Song by Karol G and Young Miko

from the album Mañana Será Bonito (Bichota Season)
- Language: Spanish
- English title: "Available"
- Released: August 11, 2023
- Genre: Reggaeton
- Length: 3:14
- Label: Bichota • Interscope
- Songwriter: Carolina Giraldo Navarro • Diego López Crespo • Kevyn Mauricio Cruz Moreno • María Victoria Ramírez de Arellano • Mariana Beatriz López Crespo • Daniel Echavarria Oviedo
- Producer: Ovy on the Drums

Visualizer
- "Dispo" on YouTube

= Dispo (song) =

"Dispo" (short for "Disponible"; English: Available) is a song by Colombian singer Karol G and Puerto Rican rapper Young Miko. It was released on August 11, 2023, through Bichota Records and Interscope, as the ninth track on the former's second mixtape project, Mañana Será Bonito (Bichota Season).

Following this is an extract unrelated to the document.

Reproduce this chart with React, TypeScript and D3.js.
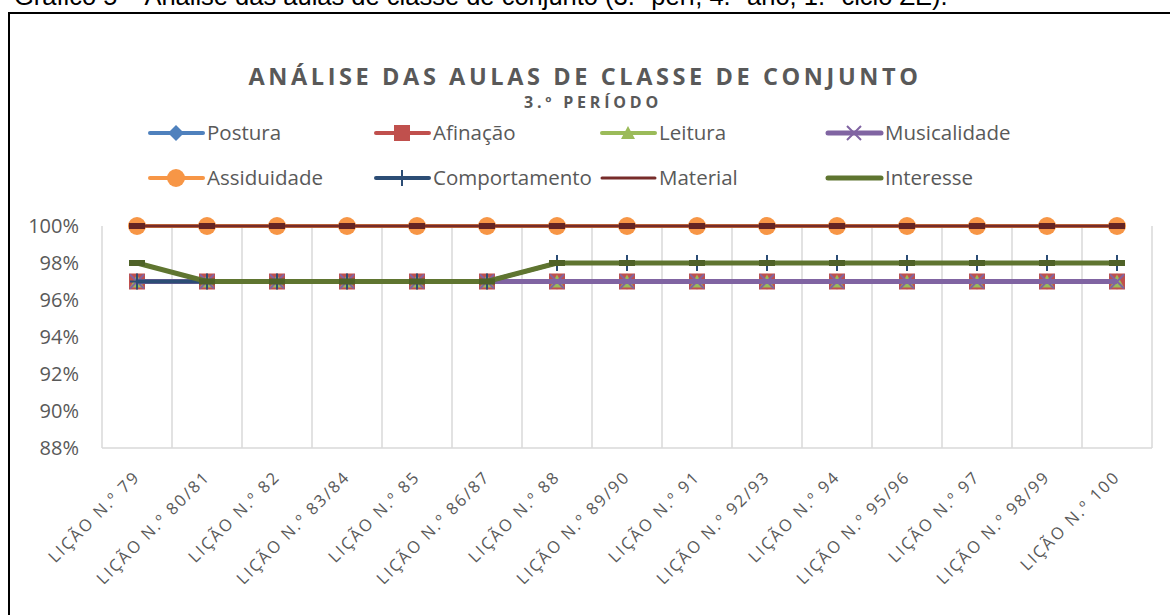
import React from 'react';
import * as d3 from 'd3';

const categories = [
  'LIÇÃO N.º 79', 'LIÇÃO N.º 80/81', 'LIÇÃO N.º 82', 'LIÇÃO N.º 83/84', 'LIÇÃO N.º 85',
  'LIÇÃO N.º 86/87', 'LIÇÃO N.º 88', 'LIÇÃO N.º 89/90', 'LIÇÃO N.º 91', 'LIÇÃO N.º 92/93',
  'LIÇÃO N.º 94', 'LIÇÃO N.º 95/96', 'LIÇÃO N.º 97', 'LIÇÃO N.º 98/99', 'LIÇÃO N.º 100',
];

const postura = [0.97, 0.97, 0.97, 0.97, 0.97, 0.97, 0.97, 0.97, 0.97, 0.97, 0.97, 0.97, 0.97, 0.97, 0.97];
const afinacao = [0.97, 0.97, 0.97, 0.97, 0.97, 0.97, 0.97, 0.97, 0.97, 0.97, 0.97, 0.97, 0.97, 0.97, 0.97];
const leitura = [0.97, 0.97, 0.97, 0.97, 0.97, 0.97, 0.97, 0.97, 0.97, 0.97, 0.97, 0.97, 0.97, 0.97, 0.97];
const musicalidade = [0.97, 0.97, 0.97, 0.97, 0.97, 0.97, 0.97, 0.97, 0.97, 0.97, 0.97, 0.97, 0.97, 0.97, 0.97];
const assiduidade = [1, 1, 1, 1, 1, 1, 1, 1, 1, 1, 1, 1, 1, 1, 1];
const comportamento = [0.97, 0.97, 0.97, 0.97, 0.97, 0.97, 0.98, 0.98, 0.98, 0.98, 0.98, 0.98, 0.98, 0.98, 0.98];
const material = [1, 1, 1, 1, 1, 1, 1, 1, 1, 1, 1, 1, 1, 1, 1];
const interesse = [0.98, 0.97, 0.97, 0.97, 0.97, 0.97, 0.98, 0.98, 0.98, 0.98, 0.98, 0.98, 0.98, 0.98, 0.98];

const yTicks = [0.88, 0.9, 0.92, 0.94, 0.96, 0.98, 1.0];

const series = [
  {name: 'Postura', values: postura, color: '#4F81BD', marker: 'diamond', width: 4},
  {name: 'Afinação', values: afinacao, color: '#C0504D', marker: 'square', width: 4},
  {name: 'Leitura', values: leitura, color: '#9BBB59', marker: 'triangle', width: 4},
  {name: 'Musicalidade', values: musicalidade, color: '#8064A2', marker: 'x', width: 5},
  {name: 'Assiduidade', values: assiduidade, color: '#F79646', marker: 'circle', width: 4},
  {name: 'Comportamento', values: comportamento, color: '#2C4D75', marker: 'plus', width: 4},
  {name: 'Material', values: material, color: '#772C2A', marker: 'dash', width: 3},
  {name: 'Interesse', values: interesse, color: '#5F7530', marker: 'dash', width: 5},
];

const gray = '#595959';
const font = '"Open Sans", "Noto Sans", sans-serif';

function Marker({type, x, y, color, legend}: {type: string; x: number; y: number; color: string; legend?: boolean}) {
  switch (type) {
    case 'diamond':
      return <path d={`M${x},${y - 8}L${x + 8},${y}L${x},${y + 8}L${x - 8},${y}Z`} fill={color} />;
    case 'square':
      return <rect x={x - 8} y={y - 8} width={16} height={16} fill={color} />;
    case 'triangle':
      return <path d={`M${x},${y - 7}L${x + 7},${y + 6}L${x - 7},${y + 6}Z`} fill={color} />;
    case 'x':
      return (
        <path d={`M${x - 7},${y - 7}L${x + 7},${y + 7}M${x + 7},${y - 7}L${x - 7},${y + 7}`}
          stroke={color} strokeWidth={2} />
      );
    case 'circle':
      return <circle cx={x} cy={y} r={9} fill={color} />;
    case 'plus':
      return (
        <path d={`M${x},${y - 8}V${y + 8}M${x - 7},${y}H${x + 7}`} stroke={color} strokeWidth={2} />
      );
    case 'dash':
      if (legend) return null;
      return <rect x={x - 8} y={y - 3} width={16} height={6}
        fill={d3.color(color)!.darker(0.5).toString()} />;
    default:
      return null;
  }
}

export default function App() {
  const width = 1170;
  const height = 615;
  const left = 102, right = 1152, top = 226, bottom = 448;

  const x = d3.scaleBand<string>().domain(categories).range([left, right]).padding(0);
  const cx = (c: string) => (x(c) as number) + x.bandwidth() / 2;
  const y = d3.scaleLinear().domain([0.88, 1.0]).range([bottom, top]);
  const line = d3.line<number>()
    .x((_, i) => cx(categories[i]))
    .y(d => y(d));

  const legendCols = [150, 376, 602, 828];
  const legendRows = [133, 178];

  return (
    <svg width={width} height={height} style={{position: 'absolute', left: 0, top: 0, background: '#fff'}}
      fontFamily={font}>
      <rect x={0} y={0} width={width} height={height} fill="#fff" />
      {/* page caption, cut at the top as in the source page */}
      <text x={14} y={5} fontFamily='"Liberation Sans", Arial, sans-serif' fontSize={25.5} fill="#000">
        Gráfico 5 – Análise das aulas de classe de conjunto (3.º perí, 4.º ano, 1.º ciclo ZE).
      </text>
      <rect x={9} y={13} width={1200} height={700} fill="none" stroke="#000" strokeWidth={2} />

      {/* titles */}
      <text x={585} y={85} textAnchor="middle" fontSize={23.5} fontWeight={700} fill={gray} letterSpacing={3.6}>
        ANÁLISE DAS AULAS DE CLASSE DE CONJUNTO
      </text>
      <text x={593} y={108} textAnchor="middle" fontSize={16} fontWeight={700} fill={gray} letterSpacing={3.8}>
        3.º PERÍODO
      </text>

      {/* legend */}
      {series.map((s, i) => {
        const lx = legendCols[i % 4];
        const ly = legendRows[Math.floor(i / 4)];
        return (
          <g key={s.name}>
            <line x1={lx} x2={lx + 53} y1={ly} y2={ly} stroke={s.color} strokeWidth={s.width} strokeLinecap="round" />
            <Marker type={s.marker} x={lx + 26} y={ly} color={s.color} legend />
            <text x={lx + 57} y={ly} dy="0.35em" fontSize={20.5} fill={gray}>{s.name}</text>
          </g>
        );
      })}

      {/* vertical gridlines */}
      {d3.range(categories.length + 1).map(i => {
        const gx = left + i * x.step();
        return <line key={i} x1={gx} x2={gx} y1={top} y2={bottom} stroke="#d9d9d9" strokeWidth={1.5} />;
      })}
      <line x1={left} x2={right} y1={bottom} y2={bottom} stroke="#d9d9d9" strokeWidth={1.5} />

      {/* y axis labels */}
      {yTicks.map(t => (
        <text key={t} x={79} y={y(t)} dy="0.35em" textAnchor="end" fontSize={20} fill={gray}>
          {d3.format('.0%')(t)}
        </text>
      ))}

      {/* x axis labels */}
      {categories.map(c => (
        <text key={c} transform={`translate(${cx(c) + 4},${bottom + 30}) rotate(-45)`} textAnchor="end"
          fontSize={16.5} letterSpacing={2} fill={gray}>
          {c}
        </text>
      ))}

      {/* series */}
      {series.map(s => (
        <g key={s.name}>
          <path d={line(s.values) || ''} fill="none" stroke={s.color} strokeWidth={s.width} />
          {s.values.map((v, i) => (
            <Marker key={i} type={s.marker} x={cx(categories[i])} y={y(v)} color={s.color} />
          ))}
        </g>
      ))}
    </svg>
  );
}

== Background and release ==
Karol G announced her mixtape Mañana Será Bonito (Bichota Season) scheduled to be released on August 11, 2023, and revealed the track list, and "Dispo" was included as the ninth track.

== Promotion ==

=== Visualizer ===
The audio visualizer premiered simultaneously with other audio visualizer videos with the release of Mañana Será Bonito (Bichota Season) on August 11, 2023.

=== Live performances ===
Days after the release of said Karol G mixtape, she performed the song live with Young Miko.